Claire Boucher, the Montreal-based musician who records under the name Grimes, knows what she’s doing. Visions, the fourth Grimes album, forms a once non-existent bridge between the synth and dream pop of the 1980s and 1990s and a future music that Boucher, we can only hope, is continuing to dream up in her head.
And that’s what so exciting about Visions. The listener feels that he or she joins Boucher in the process of making musical discoveries as the record plays. Like any explorer on a mission of discovery, the listener brings along previously acquired equipment: in this case, knowledge of the influences that fill Boucher’s musical toolbox. Madonna’s high-pitched and intentionally girly early vocal styling takes up one compartment, while New Order’s synth washes and analog dance beats populate another. Other compartments reveal breathy dream pop vocal tendencies derived from Lush’s Miki Berenyi and the Sundays’ Harriet Wheeler (remember them?), as well as My Bloody Valentine’s Belinda Butcher and Cocteau Twins’ Elizabeth Fraser. Boucher even reserves a corner of the toolbox for Trent Reznor’s foregrounding of classical piano figures against a backdrop of mechanical, industrial beats.
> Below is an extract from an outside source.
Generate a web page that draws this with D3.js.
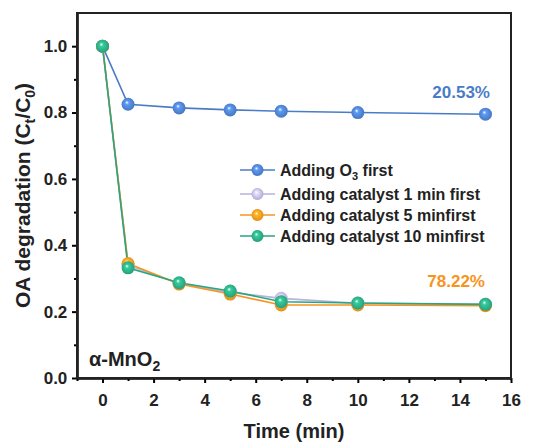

So how does Boucher use the equipment in her toolbox to find new musical lands? That is, what makes Visions move beyond the land of pastiche and into the realm of discovery? The record’s appropriately titled second track, “Genesis,” provides the answer to these questions. “Genesis” gives birth to newness. The song has all the tools that I mentioned in the previous paragraph, but it uses them to establish a textured pattern into which Boucher weaves many vocal melodies. Synth lines and piano figures become one with Boucher’s melodies, so that they become a part of a single, atmospheric whole. Unlike most pop music, where the music serves as backing for vocals and lyrics, “Genesis” is a cohesive work of art whose layered complexities create in the listener a stark awareness of the existence of beauty – and, as John Keats says, “A thing of beauty is a joy forever.” The experience of beauty is always new, always eternal, and always a genesis.
Of course, albums such as My Bloody Valentine’s Loveless (1991) and the Beach Boys’ SMiLE (2011) similarly seek beauty through the textured layering of musical motifs in a way that not only predates Visions but also borders on becoming classical music. But what these records don’t do – and what Visions does so well – is move the body as well as lift up the soul. Beautiful songs such as My Bloody Valentine’s “Sometimes” (1991) and the Beach Boys’ “Surf’s Up” (2011) are, like classical music, meant to be listened to, preferably with headphones in a lonely place. Boucher, on the other hand, gives you the option. If you want to dance to her beautiful and complex music, go right ahead. Excellent tracks like “Be a Body” and “Skin” not only remind you that you have a body but also that your body is beautiful and desires to be moved.
What Boucher has done on Visions is quite special and, indeed, new. She’s created what can only be described as baroque synth pop – a new genre that fills the soul with beauty just as it moves the body with rhythm.